Laura Roeder is an acclaimed social media marketing expert and founder of Edgar, a social media automation and content management tool.

Over Labor Day weekend, Marvel's "Guardians of the Galaxy" became the top-grossing movie of 2014, thanks in no small part to its newly christened box office leading man, Chris Pratt.

Pratt's rise to the top didn't come easy, though, and wouldn't have been possible without the dramatic physical transformation that took him from a schlubby everyman on TV's "Parks and Recreation" to a bona fide action hero. And while he certainly didn't mean to, when describing that transformation and the effect it's had on his career and his life to Esquire Magazine, he let slip some surprising business insights that every entrepreneur should pay attention to.

How can Chris Pratt's perspective on progress positively influence your business philosophy, exactly?

1. Don't write yourself off.

When Pratt was first approached about "Guardians," his first instinct was to not even bother auditioning. Overweight and known primarily as a comedic actor, he was haunted by the humiliating memory of an unsuccessful audition for another action blockbuster years prior.

As an entrepreneur, you may never feel 100 percent "ready" for anything. You'll always want to perfect that product just a little bit more before you release it, to polish your website one more time before launch, to save just a little more money before making a new hire. When you settle for the things that you know because you're not sure you're ready for something bigger, though, you exclude yourself from opportunities you may have been perfect for.

Earlier this year, I decided that I wanted to develop a piece of commercial software--only it was something my business had never done before. Easy as it would have been to write off the idea because it was so outside my comfort zone and my own experience, I decided to give it a shot--and lo and behold, eight months later, we were able to launch our first app. Just because you've never succeeded at something before doesn't mean it's impossible.

2. Redefine progress.

Pratt told Esquire that getting in shape is "the result of doing a little bit every day. Moments aren't just moments. A moment might be a week or a month."
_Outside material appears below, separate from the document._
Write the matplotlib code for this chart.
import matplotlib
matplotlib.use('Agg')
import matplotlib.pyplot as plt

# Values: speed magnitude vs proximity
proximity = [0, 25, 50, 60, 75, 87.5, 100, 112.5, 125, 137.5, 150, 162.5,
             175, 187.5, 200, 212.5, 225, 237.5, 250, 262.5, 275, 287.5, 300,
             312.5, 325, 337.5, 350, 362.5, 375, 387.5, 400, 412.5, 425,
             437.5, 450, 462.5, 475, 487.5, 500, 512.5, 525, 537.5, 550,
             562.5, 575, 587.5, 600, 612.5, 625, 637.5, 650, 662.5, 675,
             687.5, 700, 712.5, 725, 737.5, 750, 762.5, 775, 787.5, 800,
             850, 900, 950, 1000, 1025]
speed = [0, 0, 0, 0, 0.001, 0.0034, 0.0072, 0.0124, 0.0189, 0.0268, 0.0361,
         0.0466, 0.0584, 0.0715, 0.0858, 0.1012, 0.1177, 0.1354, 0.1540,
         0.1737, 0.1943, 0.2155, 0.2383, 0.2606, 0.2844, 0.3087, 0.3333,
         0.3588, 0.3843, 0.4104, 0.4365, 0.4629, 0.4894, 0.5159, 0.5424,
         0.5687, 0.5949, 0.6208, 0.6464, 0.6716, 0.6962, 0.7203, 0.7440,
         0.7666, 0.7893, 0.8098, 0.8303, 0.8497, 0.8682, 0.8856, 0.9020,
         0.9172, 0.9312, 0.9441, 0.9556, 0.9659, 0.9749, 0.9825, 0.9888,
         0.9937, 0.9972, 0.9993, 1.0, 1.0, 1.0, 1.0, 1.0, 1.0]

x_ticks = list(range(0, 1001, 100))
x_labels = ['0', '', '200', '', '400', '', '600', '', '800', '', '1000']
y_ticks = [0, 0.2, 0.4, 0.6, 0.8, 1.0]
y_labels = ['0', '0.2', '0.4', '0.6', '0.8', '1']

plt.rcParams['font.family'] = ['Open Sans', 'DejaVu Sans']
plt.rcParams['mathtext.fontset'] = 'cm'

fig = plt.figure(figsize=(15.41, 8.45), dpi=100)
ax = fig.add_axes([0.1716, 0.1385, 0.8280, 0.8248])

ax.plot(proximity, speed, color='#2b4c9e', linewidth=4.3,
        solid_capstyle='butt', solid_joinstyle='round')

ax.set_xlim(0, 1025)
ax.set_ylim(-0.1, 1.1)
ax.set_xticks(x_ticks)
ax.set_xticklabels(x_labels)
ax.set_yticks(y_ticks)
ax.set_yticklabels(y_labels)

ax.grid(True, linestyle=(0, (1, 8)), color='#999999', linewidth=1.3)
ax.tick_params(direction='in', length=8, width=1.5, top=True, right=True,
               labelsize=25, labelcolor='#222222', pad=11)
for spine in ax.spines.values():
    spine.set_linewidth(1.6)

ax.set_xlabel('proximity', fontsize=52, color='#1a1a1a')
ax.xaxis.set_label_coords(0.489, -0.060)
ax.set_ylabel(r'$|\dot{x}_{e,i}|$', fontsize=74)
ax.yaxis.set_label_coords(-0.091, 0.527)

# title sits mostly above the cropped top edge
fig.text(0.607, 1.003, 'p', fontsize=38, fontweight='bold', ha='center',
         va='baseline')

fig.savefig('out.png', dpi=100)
Whether you're trying to get a new business of the ground, struggling for publicity, or even just trying to fine-tune your internal processes, it's tempting to forget that your eventual successes may depend on a lot of failures and frustrations right now. Progress doesn't come from doing one thing--it comes from doing a lot of things, and doing them consistently. Think about where your business is now, and ask yourself, what do you wish you had started six months ago? Six months from today, what will you wish you had started now?
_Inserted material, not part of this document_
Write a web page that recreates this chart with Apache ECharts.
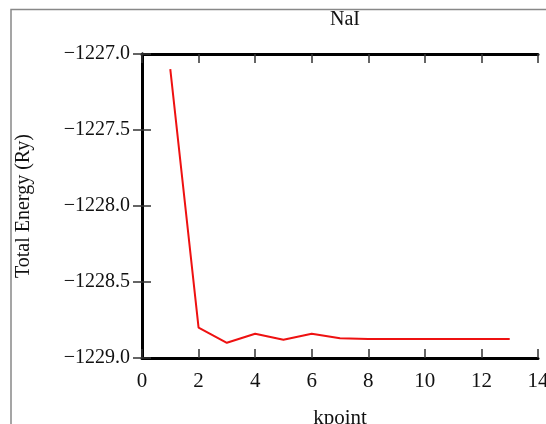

It may be something as simple as beefing up your social media presence by posting more, or as complex as learning a new coding language. You may wish six months from now that you'd started building a savings earlier, or attended more conferences, or started recording that podcast you've been considering. Choosing not to prioritize those things is easy, because their rewards aren't immediate--if you continue to ignore them, though, you can't make the progress you want for your future self.

3. Change with your business.

For most of his career, Pratt has been a comedic character actor. Since undergoing his "Guardians" transformation, though, he's embraced his action hero side, including taking a starring role in an upcoming installment in the "Jurassic Park" series. "When you get in shape," he told Esquire, "the world around you becomes things you wanna jump on and climb up."
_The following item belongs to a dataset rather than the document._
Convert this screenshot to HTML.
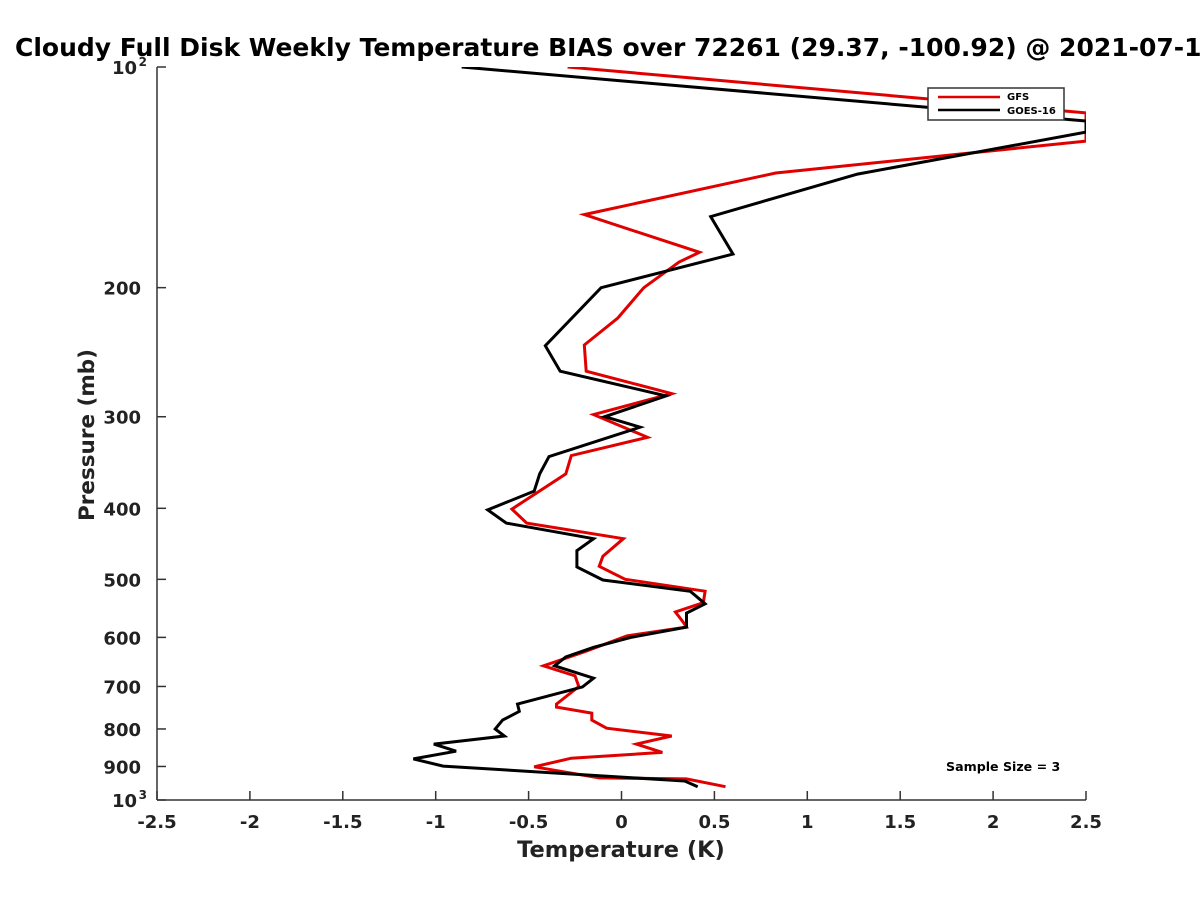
<!DOCTYPE html>
<html><head><meta charset="utf-8"><style>body{margin:0;background:#fff}svg{display:block;font-family:"DejaVu Sans","Liberation Sans",sans-serif;font-weight:bold}</style></head>
<body>
<svg id="chart" width="1200" height="900" viewBox="0 0 1200 900">
<text x="15" y="56" font-size="25" fill="#000">Cloudy Full Disk Weekly Temperature BIAS over 72261 (29.37, -100.92) @ 2021-07-1</text>
<defs><clipPath id="plotclip"><rect x="157" y="67" width="929" height="733"/></clipPath></defs>
<g id="axes"></g>
<g id="series" clip-path="url(#plotclip)"></g>
<g>
<rect x="928" y="88" width="136" height="32" fill="#fff" stroke="#333" stroke-width="1.5"/>
<line x1="938" y1="97" x2="1000" y2="97" stroke="#e00000" stroke-width="2.5"/>
<text x="1007" y="100" font-size="10">GFS</text>
<line x1="938" y1="110" x2="1000" y2="110" stroke="#000" stroke-width="2.5"/>
<text x="1007" y="114" font-size="10">GOES-16</text>
</g>
<text x="946" y="771" font-size="12.6">Sample Size = 3</text>
<text x="621" y="857" font-size="22.5" text-anchor="middle" fill="#222">Temperature (K)</text>
<text transform="translate(94,435) rotate(-90)" font-size="21.5" text-anchor="middle" fill="#222">Pressure (mb)</text>
</svg>
<script>
const xTicks=[-2.5,-2,-1.5,-1,-0.5,0,0.5,1,1.5,2,2.5];
const xTickLabels=["-2.5","-2","-1.5","-1","-0.5","0","0.5","1","1.5","2","2.5"];
const yTicks=[100,200,300,400,500,600,700,800,900,1000];
const yTickLabels=["10|2","200","300","400","500","600","700","800","900","10|3"];
const gfsPressure=[100,115.5,126.2,139.5,159,179,184.5,200,220,239.5,260,279,298,320,339,359,401,419,440,465,480,500,519,538,554,571,581,597,628,656,677,700,740,747,761,778,798,818,839,861,877,901,933,936,959];
const gfsBias=[-0.29,2.5,2.5,0.83,-0.2,0.42,0.31,0.12,-0.02,-0.2,-0.19,0.27,-0.15,0.14,-0.27,-0.3,-0.59,-0.51,0.01,-0.1,-0.12,0.02,0.45,0.44,0.29,0.33,0.35,0.03,-0.2,-0.42,-0.25,-0.23,-0.35,-0.35,-0.16,-0.16,-0.08,0.27,0.08,0.22,-0.27,-0.47,-0.12,0.35,0.56];
const goesPressure=[100,118.5,122.7,140,160,180,200,240,260,281,300,310,340,359,379,402,419,440,457,481,501,519,540,556,581,600,619,638,656,682,701,740,757,778,800,818,839,858,879,899,942,959];
const goesBias=[-0.86,2.5,2.5,1.27,0.48,0.6,-0.11,-0.41,-0.33,0.24,-0.09,0.1,-0.39,-0.44,-0.47,-0.72,-0.62,-0.15,-0.24,-0.24,-0.1,0.37,0.45,0.35,0.35,0.05,-0.15,-0.3,-0.36,-0.15,-0.21,-0.56,-0.55,-0.64,-0.68,-0.63,-1.01,-0.89,-1.12,-0.96,0.34,0.41];
const NS="http://www.w3.org/2000/svg";
const X0=157,X1=1086,Y0=67,Y1=800;
function xs(v){return X0+(v+2.5)/5*(X1-X0);}
function ys(p){return Y0+(Math.log10(p)-2)*(Y1-Y0);}
const axes=document.getElementById('axes');
function mk(tag,attrs,parent){const e=document.createElementNS(NS,tag);for(const k in attrs)e.setAttribute(k,attrs[k]);parent.appendChild(e);return e;}
let l=mk('line',{x1:X0,y1:Y1,x2:X1,y2:Y1,stroke:'#333','stroke-width':1.5},axes);


l=mk('line',{x1:X0,y1:Y0,x2:X0,y2:Y1,stroke:'#333','stroke-width':1.5},axes);


xTicks.forEach((v,i)=>{const x=xs(v);
 const t=mk('line',{x1:x,y1:Y1,x2:x,y2:Y1-9,stroke:'#333','stroke-width':1.5},axes);
 
 
 const tx=mk('text',{x:x,y:Y1+28,'font-size':18,'text-anchor':'middle',fill:'#222'},axes);
 tx.textContent=xTickLabels[i];
 
 });
yTicks.forEach((p,i)=>{const y=ys(p);
 const t=mk('line',{x1:X0,y1:y,x2:X0+9,y2:y,stroke:'#333','stroke-width':1.5},axes);
 
 
 const lab=yTickLabels[i];
 if(lab.indexOf('|')>=0){
  const parts=lab.split('|');
  const tx=mk('text',{x:X0-20,y:y+7,'font-size':18,'text-anchor':'end',fill:'#222'},axes);
  tx.textContent=parts[0];
  
  
  const sp=mk('text',{x:X0-10,y:y-1,'font-size':12,'text-anchor':'end',fill:'#222'},axes);
  sp.textContent=parts[1];
  
  
 } else {
  const tx=mk('text',{x:X0-16,y:y+7,'font-size':18,'text-anchor':'end',fill:'#222'},axes);
  tx.textContent=lab;
  
  
 }});
const series=document.getElementById('series');
function draw(P,V,color,name){const pts=P.map((p,i)=>xs(V[i]).toFixed(1)+','+ys(p).toFixed(1)).join(' ');
 const pl=mk('polyline',{points:pts,fill:'none',stroke:color,'stroke-width':3,'stroke-linejoin':'miter'},series);
 
 }
draw(gfsPressure,gfsBias,'#e00000','gfs-line');
draw(goesPressure,goesBias,'#000','goes16-line');
</script>
</body></html>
Even if you've become comfortable or complacent doing the things you've always done, you don't have to keep doing them. When you change your business, allow yourself to explore the new world you're occupying, and take advantage of the new opportunities around you.

I started out as an independent designer, and went from that to freelance business consulting. Freelance consulting turned into writing, information products, and web courses, which in turn led to my first foray into software development. Each of these changes has opened up new opportunities--for networking, rebranding and experimenting with what my business could do.

When you make a change in your own business, don't hesitate to leave your old way of doing things behind--what's waiting just ahead could be even more exciting than what you're used to.